Alemanha conseguiu a conciliação

Em cerca de dez cidades alemãs, inclusive na capital Berlim, o Uber funciona apenas com taxistas, mas lá a tarifa segue as regras do aplicativo e não é determinada pelas prefeituras. Dessa forma, os usuários continuam pagando mais barato do que as corridas convencionais.

Essa foi a estratégia adotada pela empresa para operar, mesmo após a proibição aprovada para toda a Alemanha. “Se houver a possibilidade de o taxista escolher se vai utilizar a tarifa convencional ou os preços do Uber, é possível conciliar o serviço, mas esse não é o ideal”, afirmou Adriano Gianturco, professor do Ibmec.

No caso da proposta para regulamentação em Belo Horizonte, a tarifa seria a mesma praticada pelo táxi. Ainda é estudada a aplicação de uma bandeira 3, que seria mais cara e em situações excepcionais, como tempestades.

Advogado não vê vantagem em texto

Advogado especialista em direito de novas tecnologias e professor da Fundação Getulio Vagas, Wilson Jabur acredita que o projeto de lei proposto pelos vereadores mantém o oligopólio dos taxistas, permitindo que o serviço ofertado à população continue a ser caro e de má qualidade.

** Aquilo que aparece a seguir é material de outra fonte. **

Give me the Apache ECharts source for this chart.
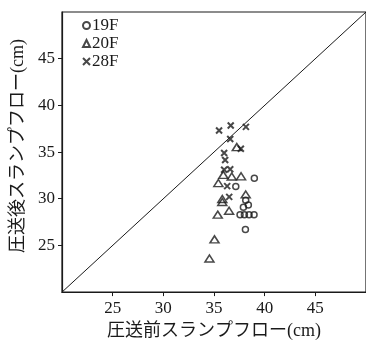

“O Uber chegou e expôs uma enorme deficiência do serviço de táxi. Mostrou que o transporte pode ser mais barato e com uma qualidade muito melhor”, afirmou o professor. “Houve uma falência no sistema de concessão de licenças de taxistas, que limitou a oferta de serviço e criou um mercado de venda de placas que chegam a custar R$ 1 milhão. Talvez o que o Uber esteja de fato enfrentando é uma oligarquia de taxistas que nem mais trabalham e se valem desse monopólio para explorar motoristas auxiliares”.

Jabur defende que haja uma regulamentação do Uber, mas que não obrigue o aplicativo a usar os táxis. “É importante para dar segurança jurídica ao serviço”.